— start Provided material —

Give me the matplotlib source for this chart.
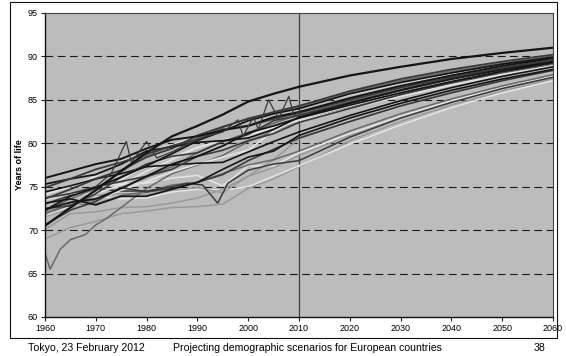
import matplotlib
matplotlib.use("Agg")
import matplotlib.pyplot as plt
from matplotlib.patches import Rectangle

plt.rcParams['font.family'] = ['Liberation Sans', 'DejaVu Sans']

# female life expectancy at birth, observed and projected
hist_years = [1960, 1965, 1970, 1975, 1980, 1985, 1990, 1995, 2000, 2005, 2010]
proj_years = [2010, 2020, 2030, 2040, 2050, 2060]

japan_hist = [70.5, 72.6, 74.6, 76.8, 78.9, 80.8, 82.0, 83.3, 84.8, 85.7, 86.5]
japan_proj = [87.8, 88.8, 89.7, 90.4, 91.0]
norway_hist = [76.0, 76.8, 77.6, 78.2, 79.4, 80.4, 80.8, 81.5, 82.0, 83.0, 83.6]
norway_proj = [85.2, 86.6, 87.8, 88.9, 89.8]
sweden_hist = [74.9, 75.9, 77.0, 77.8, 78.8, 79.7, 80.4, 81.6, 82.0, 82.8, 83.5]
sweden_proj = [85.0, 86.4, 87.6, 88.7, 89.6]
netherlands_hist = [75.3, 75.9, 76.4, 77.6, 79.1, 79.6, 80.1, 80.3, 80.6, 81.6, 83.0]
netherlands_proj = [84.6, 86.1, 87.4, 88.5, 89.4]
france_hist = [73.6, 74.7, 75.9, 76.9, 78.4, 79.4, 80.9, 81.9, 82.8, 83.6, 84.3]
france_proj = [86.0, 87.4, 88.5, 89.4, 90.2]
spain_hist = [72.2, 73.6, 74.8, 76.7, 78.6, 79.7, 80.6, 81.8, 82.9, 83.5, 84.2]
spain_proj = [85.9, 87.2, 88.3, 89.2, 90.0]
italy_hist = [72.3, 73.9, 74.9, 76.1, 77.4, 78.8, 80.3, 81.4, 82.6, 83.4, 84.0]
italy_proj = [85.7, 87.0, 88.1, 89.1, 89.9]
switzerland_hist = [74.1, 75.0, 76.2, 77.9, 79.0, 79.8, 80.8, 81.7, 82.6, 83.6, 84.1]
switzerland_proj = [85.6, 86.9, 88.0, 89.0, 89.8]
uk_hist = [73.7, 74.2, 75.0, 75.6, 76.2, 77.0, 78.5, 79.2, 80.3, 81.1, 82.4]
uk_proj = [84.0, 85.6, 87.0, 88.2, 89.2]
germany_hist = [72.4, 73.2, 73.6, 74.8, 76.2, 77.6, 78.5, 79.7, 81.2, 82.0, 82.9]
germany_proj = [84.4, 85.8, 87.1, 88.3, 89.3]
belgium_hist = [73.5, 74.2, 74.2, 75.2, 76.8, 78.1, 79.5, 80.4, 80.9, 81.9, 82.8]
belgium_proj = [84.3, 85.8, 87.1, 88.3, 89.3]
austria_hist = [71.9, 72.9, 73.5, 74.8, 76.1, 77.3, 78.9, 80.2, 81.2, 82.3, 83.3]
austria_proj = [84.8, 86.2, 87.5, 88.6, 89.5]
finland_hist = [72.5, 72.8, 74.2, 76.1, 77.6, 78.5, 78.9, 80.2, 81.0, 82.6, 83.2]
finland_proj = [84.7, 86.1, 87.4, 88.5, 89.4]
ireland_hist = [71.9, 72.8, 73.5, 74.6, 75.6, 76.7, 77.6, 78.4, 79.2, 81.4, 82.8]
ireland_proj = [84.4, 85.8, 87.1, 88.3, 89.2]
greece_hist = [72.4, 73.6, 75.0, 75.8, 77.5, 78.4, 79.5, 80.3, 80.6, 81.8, 82.6]
greece_proj = [84.0, 85.4, 86.7, 87.9, 88.9]
denmark_hist = [74.4, 75.1, 75.9, 76.5, 77.3, 77.5, 77.7, 77.8, 79.0, 80.2, 81.3]
denmark_proj = [83.2, 84.9, 86.4, 87.7, 88.8]
czech_hist = [73.1, 73.6, 72.9, 73.9, 73.9, 74.7, 75.5, 77.0, 78.4, 79.1, 80.9]
czech_proj = [82.9, 84.6, 86.1, 87.4, 88.5]
hungary_hist = [70.1, 71.9, 72.1, 72.6, 72.7, 73.1, 73.7, 74.7, 76.2, 77.2, 78.6]
hungary_proj = [80.9, 83.0, 84.8, 86.3, 87.6]
poland_hist = [70.6, 72.3, 73.3, 74.9, 74.4, 74.8, 75.5, 76.4, 78.0, 79.3, 80.6]
poland_proj = [82.5, 84.3, 85.8, 87.2, 88.4]
bulgaria_hist = [71.4, 72.8, 73.9, 73.6, 73.7, 74.4, 74.7, 74.6, 75.0, 76.2, 77.4]
bulgaria_proj = [79.9, 82.1, 84.1, 85.8, 87.2]
romania_hist = [69.0, 70.3, 71.0, 71.9, 72.2, 72.6, 72.7, 73.0, 74.8, 75.9, 77.3]
romania_proj = [80.3, 82.5, 84.4, 86.0, 87.4]
slovakia_hist = [72.0, 73.0, 73.0, 74.0, 74.4, 75.2, 75.5, 76.5, 77.5, 78.1, 79.1]
slovakia_proj = [81.4, 83.4, 85.1, 86.6, 87.9]
estonia_hist = [71.5, 72.5, 74.0, 74.2, 74.1, 74.6, 74.9, 74.3, 76.2, 78.1, 80.5]
estonia_proj = [82.5, 84.3, 85.9, 87.3, 88.4]
lithuania_hist = [71.4, 73.6, 75.0, 75.3, 75.4, 76.0, 76.3, 75.1, 77.4, 77.4, 78.9]
lithuania_proj = [81.1, 83.1, 84.9, 86.4, 87.7]

portugal_years = [1960, 1961, 1963, 1965, 1968, 1970, 1972, 1975, 1977,
                  1980, 1985, 1990, 1995, 2000, 2005, 2010]
portugal_hist = [67.4, 65.5, 67.8, 68.9, 69.5, 70.6, 71.3, 72.6, 73.5,
                 74.8, 76.5, 77.5, 78.6, 80.2, 81.4, 82.6]
portugal_proj = [84.1, 85.6, 86.9, 88.1, 89.1]

latvia_years = [1960, 1965, 1970, 1975, 1980, 1985, 1988, 1991, 1994, 1996,
                2000, 2005, 2010]
latvia_hist = [73.0, 74.0, 74.8, 74.5, 74.5, 75.0, 75.4, 75.2, 73.1, 75.4,
               76.9, 77.6, 78.0]
latvia_proj = [80.7, 82.9, 84.7, 86.3, 87.6]

liecht_years = [1970, 1973, 1976, 1977, 1980, 1982, 1985, 1990, 1995, 1998,
                1999, 2001, 2002, 2004, 2006, 2008, 2009, 2010]
liecht_hist = [75.0, 76.5, 80.2, 77.8, 80.2, 78.3, 79.0, 80.5, 81.3, 82.7,
               80.8, 83.0, 81.6, 85.0, 82.8, 85.4, 83.2, 83.6]

BLACK, DARK, MID, LIGHT, PALE = '#151515', '#3a3a3a', '#6a6a6a', '#9a9a9a', '#e4e4e4'

series = [
    (hist_years, romania_hist, romania_proj, LIGHT, 1.1),
    (hist_years, bulgaria_hist, bulgaria_proj, PALE, 1.1),
    (hist_years, hungary_hist, hungary_proj, LIGHT, 1.1),
    (hist_years, lithuania_hist, lithuania_proj, PALE, 1.1),
    (hist_years, estonia_hist, estonia_proj, LIGHT, 1.1),
    (hist_years, slovakia_hist, slovakia_proj, MID, 1.1),
    (portugal_years, portugal_hist, portugal_proj, MID, 1.1),
    (latvia_years, latvia_hist, latvia_proj, DARK, 1.1),
    (hist_years, greece_hist, greece_proj, PALE, 1.2),
    (hist_years, ireland_hist, ireland_proj, PALE, 1.2),
    (hist_years, belgium_hist, belgium_proj, PALE, 1.2),
    (hist_years, switzerland_hist, switzerland_proj, PALE, 1.2),
    (hist_years, austria_hist, austria_proj, MID, 1.2),
    (hist_years, spain_hist, spain_proj, MID, 1.2),
    (hist_years, poland_hist, poland_proj, DARK, 1.2),
    (hist_years, czech_hist, czech_proj, BLACK, 1.2),
    (hist_years, denmark_hist, denmark_proj, BLACK, 1.2),
    (hist_years, uk_hist, uk_proj, DARK, 1.2),
    (hist_years, finland_hist, finland_proj, DARK, 1.2),
    (hist_years, germany_hist, germany_proj, BLACK, 1.3),
    (hist_years, italy_hist, italy_proj, BLACK, 1.3),
    (hist_years, france_hist, france_proj, DARK, 1.3),
    (hist_years, netherlands_hist, netherlands_proj, BLACK, 1.3),
    (hist_years, sweden_hist, sweden_proj, DARK, 1.3),
    (hist_years, norway_hist, norway_proj, BLACK, 1.4),
    (hist_years, japan_hist, japan_proj, BLACK, 1.6),
]

fig = plt.figure(figsize=(5.66, 3.56), dpi=100)
fig.patch.set_facecolor('white')
ax = fig.add_axes([0.0795, 0.1096, 0.8975, 0.854])
ax.set_facecolor('#bcbcbc')

for yv in [65, 70, 75, 80, 85, 90]:
    ax.axhline(yv, color='#1a1a1a', lw=0.8, dashes=(7, 4), zorder=1)
ax.axvline(2010, color='#404040', lw=0.9, zorder=1)

for yrs, hist, proj, col, lw in series:
    ax.plot(yrs, hist, color=col, lw=lw, zorder=2, solid_joinstyle='miter')
    ax.plot(proj_years, [hist[-1]] + proj, color=col, lw=lw, zorder=2)
ax.plot(liecht_years, liecht_hist, color=DARK, lw=0.9, zorder=2)

ax.set_xlim(1960, 2060)
ax.set_ylim(60, 95)
ax.set_xticks(range(1960, 2061, 10))
ax.set_yticks(range(60, 96, 5))
ax.tick_params(labelsize=6.5, length=3, width=0.8, color='#222222', pad=2)
for s in ['left', 'bottom']:
    ax.spines[s].set_color('#111111')
    ax.spines[s].set_linewidth(1.0)
for s in ['top', 'right']:
    ax.spines[s].set_color('#444444')
    ax.spines[s].set_linewidth(0.8)
ax.set_ylabel('Years of life', fontsize=6.5, fontweight='bold', labelpad=3)

# chart frame and slide footer
fig.patches.append(Rectangle((10 / 566, 1 - 338 / 356), 547 / 566, 336 / 356,
                             transform=fig.transFigure, fill=False,
                             ec='#111111', lw=0.8))
fig.text(28 / 566, 1 - 348 / 356, 'Tokyo, 23 February 2012', fontsize=7.6,
         va='center', ha='left')
fig.text(173 / 566, 1 - 348 / 356,
         'Projecting demographic scenarios for European countries',
         fontsize=7.6, va='center', ha='left')
fig.text(545 / 566, 1 - 348 / 356, '38', fontsize=7.6, va='center', ha='right')

fig.savefig('out.png', dpi=100)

— end Provided material —

## Problem description
Make an exact copy of the lines from the top of the material through the line with "proj_years = [2010, 2020, 2030, 2040, 2050, 2060]", pictures excluded.

## Response to this task
Give me the matplotlib source for this chart.
import matplotlib
matplotlib.use("Agg")
import matplotlib.pyplot as plt
from matplotlib.patches import Rectangle

plt.rcParams['font.family'] = ['Liberation Sans', 'DejaVu Sans']

# female life expectancy at birth, observed and projected
hist_years = [1960, 1965, 1970, 1975, 1980, 1985, 1990, 1995, 2000, 2005, 2010]
proj_years = [2010, 2020, 2030, 2040, 2050, 2060]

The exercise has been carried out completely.